Philips plan draws further public comment

Wednesday, January 21, 2004 | 12:00 a.m. CST; updated 1:25 a.m. CDT, Friday, July 11, 2008

Plans to develop the controversial Philips tract continued to move through city bureaucracy, as the Columbia City Council heard public comment Tuesday night on a request to add the 489 acres to the city.

Developer Elvin Sapp wants to annex the property southeast of the city and rezone it for a mix of homes, businesses and office buildings. Annexation would allow the buildings on the property to use city sewers, water, police protection and other services. Taxes generated by development would also go to the city. If approved in its current form, the development would be the largest in Boone County history.

“The question (for the council) remains, ‘Do you want this development built to city standards with city rules and oversight?’ ” Fourth Ward Councilman Jim Loveless said before the meeting. “That’s what citizens should ask themselves, too.”

Loveless emphasized the land will more than likely be developed whether it becomes part of Columbia.

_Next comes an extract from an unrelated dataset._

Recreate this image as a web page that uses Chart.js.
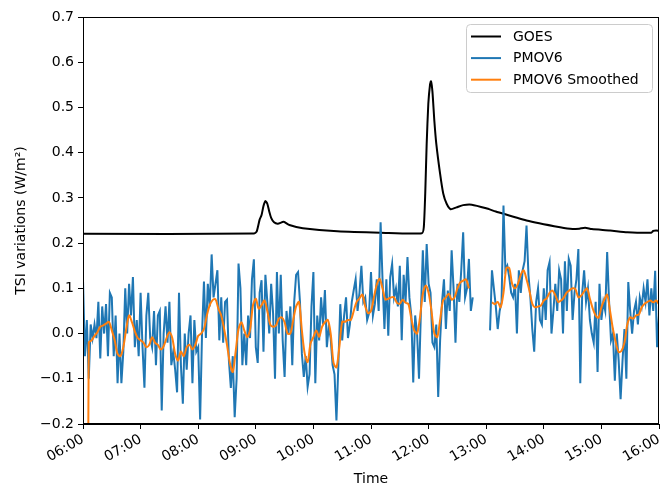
<!DOCTYPE html>
<html>
<head>
<meta charset="utf-8">
<script src="https://cdn.jsdelivr.net/npm/chart.js@4"></script>
<style>
html,body{margin:0;padding:0;background:#fff;}
canvas{display:block;}
</style>
</head>
<body>
<canvas id="c" width="670" height="488"></canvas>
<script>
// ---- Data (minutes after 06:00) ----
const xTickLabels = ["06:00","07:00","08:00","09:00","10:00","11:00","12:00","13:00","14:00","15:00","16:00"];
const yTickLabels = ["−0.2","−0.1","0.0","0.1","0.2","0.3","0.4","0.5","0.6","0.7"];

const goesTimes = [0,178,181,184,186,188,190,192,194,196,199,203,209,215,229,265,310,353,355,356.5,358,359.7,361.5,362.5,364,366,368,372,375.3,378.8,383,389,396,405,420,430,462,497,510,517,523,530,549,567,592,594,597,600];
const goesValues = [0.2205,0.221,0.226,0.252,0.262,0.282,0.293,0.287,0.27,0.256,0.246,0.243,0.247,0.24,0.233,0.226,0.223,0.222,0.235,0.31,0.42,0.508,0.551,0.558,0.535,0.47,0.42,0.353,0.309,0.287,0.275,0.279,0.284,0.285,0.277,0.27,0.25,0.235,0.231,0.232,0.234,0.231,0.228,0.224,0.223,0.227,0.228,0.227];

// PMOV6 raw, one value every 2 minutes
const PMOV_STEP = 2;
const pmov06h = [0.118,-0.05,0.03,-0.1,0.02,-0.01,0.02,-0.01,0.07,-0.055,0.06,0.0,0.065,-0.05,0.09,0.08,-0.05,0.04,-0.11,0.0,-0.11,-0.04,0.10,0.0,0.11,0.04,0.125,-0.03,0.03,-0.05];
const pmov07h = [0.09,-0.03,-0.12,0.04,0.09,-0.01,-0.03,0.05,-0.07,0.04,0.05,-0.17,0.0,0.06,-0.02,0.07,-0.07,-0.04,-0.08,-0.13,0.09,-0.07,-0.155,0.0,-0.08,0.0,0.04,-0.11,0.03,-0.04];
const pmov08h = [-0.03,-0.19,0.0,0.115,-0.01,0.11,0.06,0.175,0.08,0.11,0.14,-0.015,0.08,-0.02,0.07,0.075,-0.06,-0.12,-0.05,-0.185,-0.1,0.155,0.1,-0.07,0.0,-0.07,0.04,-0.01,0.12,0.164];
const pmov09h = [-0.03,-0.065,0.09,0.118,-0.04,0.13,0.07,0.0,0.11,0.045,-0.1,0.136,0.0,0.13,-0.015,-0.096,0.05,0.0,0.06,-0.07,0.07,0.13,0.136,0.07,-0.045,-0.096,-0.05,-0.118,-0.09,0.06];
const pmov10h = [0.136,-0.11,0.04,-0.015,0.08,0.02,0.096,-0.03,0.015,-0.01,-0.07,-0.09,-0.192,-0.07,0.065,-0.015,0.04,0.08,-0.01,0.02,0.07,0.096,0.12,0.05,0.09,0.15,0.07,0.08,0.03,0.045];
const pmov11h = [0.136,0.04,0.065,0.12,0.05,0.246,0.12,0.01,0.12,-0.005,0.125,0.154,0.08,0.1,0.06,0.15,-0.015,0.13,0.07,0.169,0.08,0.04,-0.108,0.04,0.0,-0.1,0.05,0.184,0.07,0.198];
const pmov12h = [0.11,0.09,-0.02,-0.03,0.02,-0.14,-0.015,0.07,0.12,0.01,0.095,0.05,0.184,0.1,-0.02,0.11,0.07,0.14,0.224,0.08,0.1,0.165,0.05,0.08,null,null,null,null,null,null];
const pmov13h = [null,null,0.007,0.14,0.1,0.06,0.01,0.05,0.07,0.283,0.14,0.15,0.125,0.09,0.08,0.11,0.0,0.14,0.09,0.14,0.16,0.239,0.13,0.08,0.01,-0.04,0.07,0.1,0.03,0.02];
const pmov14h = [0.1,0.03,0.14,0.158,0.0,0.05,0.11,0.05,0.14,0.12,0.0,0.16,0.05,0.165,0.15,0.03,0.09,0.12,0.187,-0.11,0.09,0.14,0.07,0.1,0.03,0.0,-0.02,0.07,-0.085,0.11];
const pmov15h = [0.03,0.07,0.05,0.18,0.07,-0.015,0.0,-0.104,0.0,-0.06,-0.145,-0.06,0.01,-0.1,0.114,0.05,0.0,0.05,0.07,0.02,0.08,0.06,0.1,0.07,0.12,0.04,0.1,0.05,0.139,-0.03,0.04];

// PMOV6 smoothed, one value every 3 minutes
const SMOOTH_STEP = 3;
const smooth06h = [null,-1.5,-0.02,-0.015,-0.005,0.003,0.015,0.018,0.022,0.026,0.007,-0.015,-0.045,-0.05,-0.03,0.01,0.04,0.025,0.005,-0.01];
const smooth07h = [-0.015,-0.02,-0.03,-0.025,-0.008,-0.02,-0.025,-0.035,-0.028,-0.01,0.003,-0.01,-0.045,-0.06,-0.04,-0.05,-0.03,-0.025,-0.035,-0.025];
const smooth08h = [-0.005,0.0,0.01,0.04,0.063,0.074,0.076,0.055,0.04,0.01,-0.025,-0.065,-0.085,-0.04,0.01,0.025,0.007,-0.008,0.008,0.062];
const smooth09h = [0.077,0.055,0.063,0.073,0.05,0.02,0.015,0.018,0.033,0.036,0.025,0.0,0.0,0.03,0.06,0.07,0.007,-0.045,-0.063,-0.022];
const smooth10h = [-0.008,0.007,-0.007,0.015,0.025,0.03,0.0,-0.065,-0.075,-0.03,0.026,0.026,0.03,0.03,0.05,0.07,0.078,0.086,0.06,0.045];
const smooth11h = [0.05,0.08,0.108,0.121,0.1,0.075,0.077,0.08,0.08,0.068,0.066,0.075,0.068,0.065,0.033,0.007,0.0,0.035,0.088,0.106];
const smooth12h = [0.09,0.05,0.0,-0.008,0.03,0.073,0.08,0.088,0.075,0.08,0.1,0.113,0.117,0.12,0.1,null,null,null,null,null];
const smooth13h = [null,null,0.069,0.065,0.07,0.058,0.09,0.145,0.145,0.11,0.1,0.11,0.13,0.14,0.12,0.095,0.066,0.058,0.06,0.062];
const smooth14h = [0.073,0.078,0.09,0.095,0.085,0.07,0.073,0.08,0.091,0.096,0.1,0.098,0.08,0.084,0.093,0.1,0.077,0.055,0.04,0.035];
const smooth15h = [0.058,0.075,0.086,0.05,0.01,-0.02,-0.041,-0.038,-0.02,0.02,0.036,0.033,0.04,0.042,0.058,0.066,0.07,0.073,0.069,0.073,0.065];

const seriesNames = ["GOES","PMOV6","PMOV6 Smoothed"];
const seriesColors = ["#000000","#1f77b4","#ff7f0e"];

// ---- Build datasets ----
const pmov = [].concat(pmov06h,pmov07h,pmov08h,pmov09h,pmov10h,pmov11h,pmov12h,pmov13h,pmov14h,pmov15h);
const smooth = [].concat(smooth06h,smooth07h,smooth08h,smooth09h,smooth10h,smooth11h,smooth12h,smooth13h,smooth14h,smooth15h);
const goesData = goesTimes.map((t,i)=>({x:t,y:goesValues[i]}));
const pmovData = pmov.map((v,i)=>({x:i*PMOV_STEP,y:v}));
const smoothData = smooth.map((v,i)=>({x:i*SMOOTH_STEP,y:v}));

const FONT = "'DejaVu Sans', sans-serif";

const framePlugin = {
  id:'frame',
  afterDatasetsDraw(chart){
    const a = chart.chartArea, ctx = chart.ctx;
    ctx.save();
    ctx.strokeStyle = '#000';
    ctx.lineWidth = 1;
    ctx.strokeRect(Math.round(a.left)+0.5, Math.round(a.top)+0.5, Math.round(a.right-a.left)-1, Math.round(a.bottom-a.top)-1);
    ctx.restore();
  }
};

const legendPlugin = {
  id:'boxLegend',
  afterDraw(chart){
    const a = chart.chartArea, ctx = chart.ctx;
    const w = 186, h = 68;
    const x0 = a.right - 7 - w, y0 = a.top + 7;
    ctx.save();
    ctx.beginPath();
    if (ctx.roundRect) ctx.roundRect(x0+0.5, y0+0.5, w, h, 4); else ctx.rect(x0+0.5,y0+0.5,w,h);
    ctx.fillStyle = 'rgba(255,255,255,0.8)';
    ctx.fill();
    ctx.strokeStyle = '#cccccc';
    ctx.lineWidth = 1;
    ctx.stroke();
    ctx.font = "14px " + FONT;
    ctx.textBaseline = 'middle';
    ctx.textAlign = 'left';
    chart.data.datasets.forEach((ds,i)=>{
      const yy = y0 + 12.5 + i*21.6;
      ctx.strokeStyle = ds.borderColor;
      ctx.lineWidth = 2;
      ctx.beginPath();
      ctx.moveTo(x0+5, yy);
      ctx.lineTo(x0+35, yy);
      ctx.stroke();
      ctx.fillStyle = '#000';
      ctx.fillText(ds.label, x0+47, yy+0.5);
    });
    ctx.restore();
  }
};

new Chart(document.getElementById('c'), {
  type:'line',
  data:{
    datasets:[
      {label:seriesNames[0], data:goesData, borderColor:seriesColors[0], backgroundColor:seriesColors[0], borderWidth:2, pointRadius:0, tension:0.2, order:2},
      {label:seriesNames[1], data:pmovData, borderColor:seriesColors[1], backgroundColor:seriesColors[1], borderWidth:2, pointRadius:0, tension:0, spanGaps:false, order:1},
      {label:seriesNames[2], data:smoothData, borderColor:seriesColors[2], backgroundColor:seriesColors[2], borderWidth:2, pointRadius:0, tension:0.3, spanGaps:false, order:0}
    ]
  },
  options:{
    responsive:false,
    animation:false,
    devicePixelRatio:1,
    layout:{padding:{left:0,right:11,top:17,bottom:0}},
    plugins:{legend:{display:false}, tooltip:{enabled:false}},
    scales:{
      x:{
        type:'linear', min:0, max:600,
        afterFit(s){ s.height = 64; },
        afterBuildTicks(s){ s.ticks = xTickLabels.map((l,i)=>({value:i*60})); },
        ticks:{
          color:'#000', font:{family:FONT,size:14}, padding:2,
          minRotation:30, maxRotation:30, autoSkip:false,
          callback(v){ return xTickLabels[Math.round(v/60)]; }
        },
        grid:{display:true, drawOnChartArea:false, drawTicks:true, tickLength:5, color:'#000'},
        border:{display:true, color:'#000', width:1},
        title:{display:true, text:'Time', color:'#000', font:{family:FONT,size:14}, padding:{top:0,bottom:0}}
      },
      y:{
        type:'linear', min:-0.2, max:0.7,
        afterFit(s){ s.width = 83; },
        afterBuildTicks(s){ s.ticks = yTickLabels.map((l,i)=>({value:Math.round((-0.2+i*0.1)*10)/10})); },
        ticks:{
          color:'#000', font:{family:FONT,size:14}, padding:4,
          callback(v){ const i = Math.round((v+0.2)*10); return yTickLabels[i]; }
        },
        grid:{display:true, drawOnChartArea:false, drawTicks:true, tickLength:5, color:'#000'},
        border:{display:true, color:'#000', width:1},
        title:{display:true, text:'TSI variations (W/m²)', color:'#000', font:{family:FONT,size:14}, padding:{top:13,bottom:0}}
      }
    }
  },
  plugins:[framePlugin, legendPlugin]
});
</script>
</body>
</html>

The city is in a better financial position to regulate the large-scale project, he said.

Some neighbors who have fervently opposed the development since it was proposed last summer also addressed the council Tuesday. They worry the development might generate too much traffic and pollute the sensitive Gans Creek and Clear Creek and Little Bonne Femme watersheds.

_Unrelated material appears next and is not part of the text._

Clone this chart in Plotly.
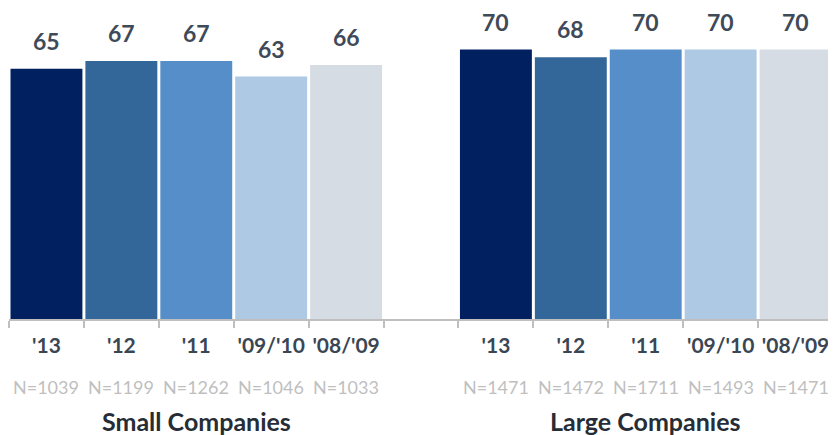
import plotly.graph_objects as go

years = ["'13", "'12", "'11", "'09/'10", "'08/'09"]
small_values = [65, 67, 67, 63, 66]
large_values = [70, 68, 70, 70, 70]
small_n = ["N=1039", "N=1199", "N=1262", "N=1046", "N=1033"]
large_n = ["N=1471", "N=1472", "N=1711", "N=1493", "N=1471"]
groups = ["Small Companies", "Large Companies"]
colors = ["#002060", "#336699", "#558EC8", "#ADC9E4", "#D6DCE4"]

FONT = "Lato"
small_x = list(range(0, 5))
large_x = list(range(6, 11))
xs = small_x + large_x
vals = small_values + large_values
labels = years + years
ns = small_n + large_n

fig = go.Figure()
fig.add_trace(go.Bar(
    x=xs, y=vals,
    marker=dict(color=colors + colors, line=dict(width=0)),
    hoverinfo="skip", showlegend=False,
))

annotations = []
for x, v in zip(xs, vals):
    annotations.append(dict(x=x, y=v, xref="x", yref="y", text=f"<b>{v}</b>",
                            showarrow=False, yanchor="middle", yshift=28,
                            borderpad=0,
                            font=dict(family=FONT, size=23, color="#3F4A58")))
for x, n in zip(xs, ns):
    annotations.append(dict(x=x, y=0, xref="x", yref="paper", text=n,
                            showarrow=False, yanchor="middle", yshift=-68,
                            font=dict(family=FONT, size=18, color="#BFBFBF")))
for gx, g in zip([2, 8], groups):
    annotations.append(dict(x=gx, y=0, xref="x", yref="paper", text=f"<b>{g}</b>",
                            showarrow=False, yanchor="middle", yshift=-102,
                            font=dict(family=FONT, size=25, color="#262D36")))

boundaries = [i - 0.5 for i in range(0, 6)] + [i - 0.5 for i in range(6, 12)]

fig.update_layout(
    width=828, height=427,
    margin=dict(l=1, r=3, t=0, b=116, pad=0),
    paper_bgcolor="white", plot_bgcolor="white",
    bargap=0.04,
    xaxis=dict(range=[-0.5, 10.5], tickmode="array", tickvals=xs, ticktext=[f"<b>{l}</b>" for l in labels],
               ticks="outside", ticklen=8, tickcolor="rgba(0,0,0,0)",
               tickfont=dict(family=FONT, size=21, color="#3B4654"),
               showgrid=False, zeroline=False, showline=False),
    xaxis2=dict(range=[-0.5, 10.5], overlaying="x", side="bottom", anchor="y",
                tickmode="array", tickvals=boundaries, showticklabels=False,
                ticks="outside", ticklen=7, tickwidth=2, tickcolor="#BFBFBF",
                showline=True, linecolor="#BFBFBF", linewidth=2,
                showgrid=False, zeroline=False),
    yaxis=dict(range=[0, 80.8], visible=False),
    annotations=annotations,
)
# dummy trace to activate xaxis2
fig.add_trace(go.Scatter(x=[None], y=[None], xaxis="x2", yaxis="y", showlegend=False, hoverinfo="skip"))

fig.write_html("out.html")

Tony Davis, of the Clear Creek Neighborhood Association, urged the council to complete a watershed study to predict the environmental impact before annexing the property. Davis conceded that he is convinced the Philips farm inevitably will be annexed and developed.

“We’re not here to lie in the road and stand in the way of development,” he said after the meeting. “We’re just here to raise significant questions.”

Davis said a development the size of the Philips tract should become part of the city so it can be built to city standards for buildings, roads and utilities.

During the public hearing, Sapp’s attorney Dan Simon emphasized that the request for annexation depends on whether the city also approves the rezoning.

“If the zoning isn’t granted, the property will not be annexed,” he said, adding that the two must occur simultaneously.

The council will hold a public hearing on the rezoning of the Philips property Feb. 2. It will vote on both the annexation and rezoning requests Feb. 16.